My research focuses primarily on the philosophy of science and the philosophy of physics, though I’m also interested in how questions in those areas relate to issues in philosophy of language, as well as philosophy in general (especially, the pragmatist tradition).
Research Project: A Pragmatist Approach To The Philosophy of Science
My current research project is an attempt to defend and develop a broadly pragmatist approach to the philosophy of science, specifically, the realism debate.
To a first approximation, the goal of philosophy of science, as I see it, is to figure out how our best scientific theories, typically presented in highly abstract and mathematical terms, furnish our understanding of what the world is like. From a pragmatist perspective, meaning is use, and so questions about “what theories mean” should be viewed as questions about how the mathematical formalisms are deployed in scientific practice(s).

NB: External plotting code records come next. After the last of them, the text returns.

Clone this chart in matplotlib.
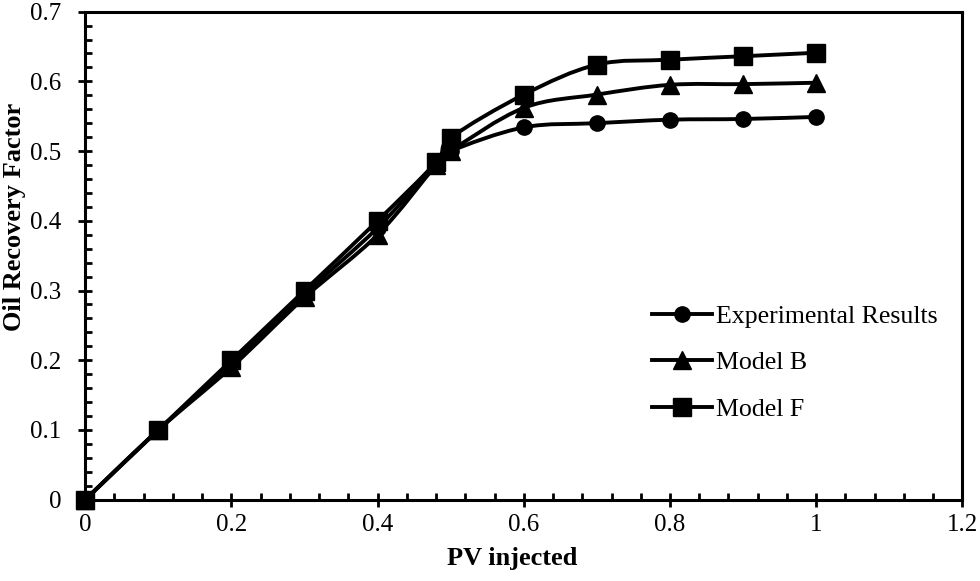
import matplotlib
matplotlib.use("Agg")
import matplotlib.pyplot as plt
from matplotlib.path import Path
from matplotlib.patches import PathPatch
from matplotlib.lines import Line2D
from matplotlib.ticker import MultipleLocator, FuncFormatter

pv = [0, 0.1, 0.2, 0.3, 0.4, 0.48, 0.5, 0.6, 0.7, 0.8, 0.9, 1.0]
experimental = [0, 0.1, 0.195, 0.295, 0.39, 0.482, 0.50, 0.534, 0.540, 0.545, 0.546, 0.549]
model_b = [0, 0.1, 0.19, 0.29, 0.38, 0.48, 0.50, 0.562, 0.581, 0.595, 0.596, 0.598]
model_f = [0, 0.1, 0.20, 0.30, 0.40, 0.484, 0.519, 0.581, 0.624, 0.631, 0.636, 0.641]

series_names = ["Experimental Results", "Model B", "Model F"]
series_values = [experimental, model_b, model_f]
series_markers = ["o", "^", "s"]
series_sizes = [11, 12.5, 12.5]

plt.rcParams['font.family'] = ['Liberation Serif', 'DejaVu Serif']

fig = plt.figure(figsize=(9.8, 5.81), dpi=100)
ax = fig.add_axes([0.087, 0.14, 0.895, 0.84])


def smooth_path(xs, ys, t=1/6):
    verts = [(xs[0], ys[0])]
    codes = [Path.MOVETO]
    n = len(xs)
    for i in range(n - 1):
        x0, y0 = (xs[i - 1], ys[i - 1]) if i > 0 else (xs[i], ys[i])
        x1, y1 = xs[i], ys[i]
        x2, y2 = xs[i + 1], ys[i + 1]
        x3, y3 = (xs[i + 2], ys[i + 2]) if i + 2 < n else (xs[i + 1], ys[i + 1])
        c1 = (x1 + (x2 - x0) * t, y1 + (y2 - y0) * t)
        c2 = (x2 - (x3 - x1) * t, y2 - (y3 - y1) * t)
        verts += [c1, c2, (x2, y2)]
        codes += [Path.CURVE4] * 3
    return Path(verts, codes)


handles = []
for name, vals, mk, ms in zip(series_names, series_values, series_markers, series_sizes):
    patch = PathPatch(smooth_path(pv, vals), facecolor="none", edgecolor="black",
                      lw=2.8, zorder=2)
    ax.add_patch(patch)
    ax.plot(pv, vals, linestyle="none", marker=mk, markersize=ms, color="black",
            zorder=3, clip_on=False)
    handles.append(Line2D([], [], color="black", lw=2.8, marker=mk, markersize=ms, label=name))

ax.set_xlim(0, 1.2)
ax.set_ylim(0, 0.7)
ax.xaxis.set_major_locator(MultipleLocator(0.2))
ax.xaxis.set_minor_locator(MultipleLocator(0.04))
ax.yaxis.set_major_locator(MultipleLocator(0.1))
ax.yaxis.set_minor_locator(MultipleLocator(0.02))
ax.xaxis.set_major_formatter(FuncFormatter(lambda v, p: f"{v:g}"))
ax.yaxis.set_major_formatter(FuncFormatter(lambda v, p: f"{v:g}"))
ax.tick_params(which="major", direction="inout", length=10, width=2, labelsize=18)
ax.tick_params(axis="y", which="major", pad=12)
ax.tick_params(axis="x", which="major", pad=5)
ax.tick_params(which="minor", direction="in", length=5, width=2)
for sp in ax.spines.values():
    sp.set_linewidth(2.2)

ax.set_xlabel("PV injected", fontsize=19, fontweight="bold")
ax.set_ylabel("Oil Recovery Factor", fontsize=19, fontweight="bold")
ax.xaxis.set_label_coords(0.487, -0.098)
ax.yaxis.set_label_coords(-0.068, 0.58)

ax.legend(handles=handles, loc="upper left", bbox_to_anchor=(0.634, 0.42), frameon=False,
          fontsize=18.6, handlelength=2.33, handletextpad=0.15, labelspacing=0.9,
          borderaxespad=0)

fig.savefig("out.png", dpi=100)
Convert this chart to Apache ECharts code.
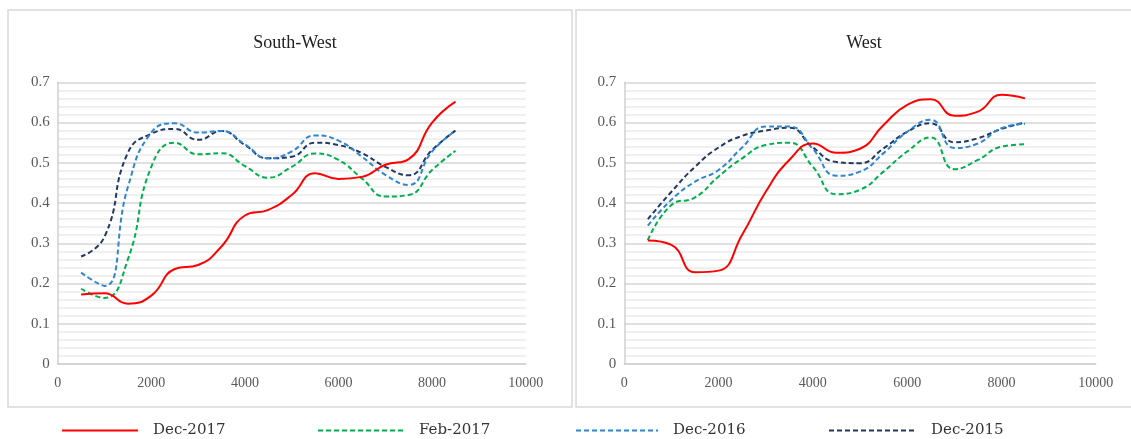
<!DOCTYPE html>
<html>
<head>
<meta charset="utf-8">
<script src="https://cdn.jsdelivr.net/npm/echarts@6/dist/echarts.min.js"></script>
<style>
html,body{margin:0;padding:0;background:#fff;}
#chart{width:1131px;height:439px;}
</style>
</head>
<body>
<div id="chart"></div>
<script>
// ---- data ----
const panelTitles = ['South-West', 'West'];
const seriesNames = ['Dec-2017', 'Feb-2017', 'Dec-2016', 'Dec-2015'];
const xValues = [500, 1000, 1500, 2000, 2500, 3000, 3500, 4000, 4500, 5000, 5500, 6000, 6500, 7000, 7500, 8000, 8500];
const xTicks = [0, 2000, 4000, 6000, 8000, 10000];
const yTicks = [0, 0.1, 0.2, 0.3, 0.4, 0.5, 0.6, 0.7];

const swDec2017 = [0.173, 0.176, 0.150, 0.170, 0.236, 0.246, 0.292, 0.369, 0.383, 0.420, 0.474, 0.460, 0.465, 0.495, 0.509, 0.600, 0.652];
const swFeb2017 = [0.187, 0.164, 0.260, 0.490, 0.550, 0.521, 0.524, 0.492, 0.463, 0.490, 0.523, 0.507, 0.461, 0.416, 0.420, 0.482, 0.530];
const swDec2016 = [0.227, 0.194, 0.440, 0.575, 0.598, 0.575, 0.579, 0.546, 0.511, 0.528, 0.568, 0.555, 0.515, 0.470, 0.445, 0.528, 0.580];
const swDec2015 = [0.267, 0.316, 0.525, 0.572, 0.584, 0.557, 0.579, 0.544, 0.511, 0.515, 0.550, 0.544, 0.524, 0.490, 0.469, 0.532, 0.580];

const wDec2017 = [0.307, 0.296, 0.228, 0.232, 0.321, 0.428, 0.507, 0.548, 0.525, 0.535, 0.594, 0.644, 0.658, 0.617, 0.627, 0.669, 0.660];
const wFeb2017 = [0.308, 0.395, 0.414, 0.466, 0.511, 0.544, 0.550, 0.490, 0.422, 0.433, 0.478, 0.528, 0.563, 0.484, 0.507, 0.540, 0.546];
const wDec2016 = [0.344, 0.408, 0.453, 0.482, 0.538, 0.590, 0.590, 0.534, 0.468, 0.478, 0.524, 0.577, 0.607, 0.537, 0.548, 0.586, 0.597];
const wDec2015 = [0.360, 0.428, 0.490, 0.538, 0.567, 0.580, 0.587, 0.538, 0.502, 0.499, 0.536, 0.577, 0.598, 0.551, 0.561, 0.584, 0.600];

// ---- styling ----
const colors = ['#ff0000', '#00b050', '#2e86d1', '#1f3864'];
const lineTypes = ['solid', [5, 3], [5, 3], [5, 3]];
const serif = '"Liberation Serif", "Times New Roman", serif';

const panelData = [
  [swDec2017, swFeb2017, swDec2016, swDec2015],
  [wDec2017, wFeb2017, wDec2016, wDec2015]
];

const grids = [
  { left: 57.7, right: 1131 - 525.7, top: 82.3, bottom: 439 - 364 },
  { left: 624.3, right: 1131 - 1095.7, top: 82.3, bottom: 439 - 364 }
];

function mkX(i) {
  return {
    type: 'value', gridIndex: i, min: xTicks[0], max: xTicks[xTicks.length - 1], interval: xTicks[1] - xTicks[0],
    axisLine: { show: true, lineStyle: { color: '#d0d0d0', width: 1.5 } },
    axisTick: { show: false },
    splitLine: { show: false },
    axisLabel: { color: '#595959', fontFamily: serif, fontSize: 14, margin: 12,
      formatter: v => String(v) }
  };
}
function mkY(i) {
  return {
    type: 'value', gridIndex: i, min: yTicks[0], max: yTicks[yTicks.length - 1], interval: 0.1,
    axisLine: { show: true, lineStyle: { color: '#d0d0d0', width: 1.5 } },
    axisTick: { show: false },
    splitLine: { show: true, lineStyle: { color: '#d6d6d6', width: 1.5 } },
    minorTick: { show: false, splitNumber: 5 },
    minorSplitLine: { show: true, lineStyle: { color: '#ececec', width: 1.5 } },
    axisLabel: { color: '#595959', fontFamily: serif, fontSize: 15, margin: 8,
      formatter: v => (Math.round(v * 10) / 10).toString() }
  };
}

const series = [];
for (let p = 0; p < 2; p++) {
  for (let s = 0; s < 4; s++) {
    series.push({
      name: seriesNames[s],
      type: 'line',
      xAxisIndex: p, yAxisIndex: p,
      data: xValues.map((x, k) => [x, panelData[p][s][k]]),
      smooth: 0.5,
      symbol: 'none',
      color: colors[s],
      lineStyle: { color: colors[s], width: 2, type: lineTypes[s] },
      z: 10 - s
    });
  }
}

const legendLeft = [61, 317, 575, 828];
const legendWidth = [76, 86, 82, 87];
const legends = seriesNames.map((n, i) => ({
  data: [n],
  left: legendLeft[i],
  top: 423,
  padding: 0,
  itemWidth: legendWidth[i],
  itemHeight: 16,
  itemStyle: { opacity: 0 },
  textStyle: { fontFamily: '"DejaVu Serif", serif', fontSize: 15, color: '#333', padding: [0, 0, 0, 10] }
}));

const chart = echarts.init(document.getElementById('chart'), null, { renderer: 'canvas' });
chart.setOption({
  backgroundColor: '#ffffff',
  animation: false,
  title: [
    { text: panelTitles[0], left: 290, top: 29, textAlign: 'center',
      textStyle: { fontFamily: serif, fontSize: 18, fontWeight: 'normal', color: '#222' } },
    { text: panelTitles[1], left: 859, top: 29, textAlign: 'center',
      textStyle: { fontFamily: serif, fontSize: 18, fontWeight: 'normal', color: '#222' } }
  ],
  graphic: [
    { type: 'rect', shape: { x: 8, y: 10, width: 564, height: 397 }, style: { fill: 'none', stroke: '#d9d9d9', lineWidth: 1.5 }, z: -1 },
    { type: 'rect', shape: { x: 576, y: 10, width: 560, height: 397 }, style: { fill: 'none', stroke: '#d9d9d9', lineWidth: 1.5 }, z: -1 }
  ],
  legend: legends,
  grid: grids,
  xAxis: [mkX(0), mkX(1)],
  yAxis: [mkY(0), mkY(1)],
  series: series
});
</script>
</body>
</html>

A key moment in this project is the realization that pragmatism itself can take on realist, empiricist, or instrumentalist shadings. These, I argue, need to be clearly distinguished, and therefore we shouldn’t think of pragmatism as a third-player in the traditional realism debate, alongside realism and empiricism. Instead, we should insist that anyone taking a stance in the realism debate is spinning around two axes: subscribing to a theory of meaning plus expressing a specific attitude towards ontological commitment.
Many of these ideas were inspired by recent pragmatist interpretations of quantum mechanics (Richard Healey, 2012). One declared aim of my project is to contribute to the development and defence of this position.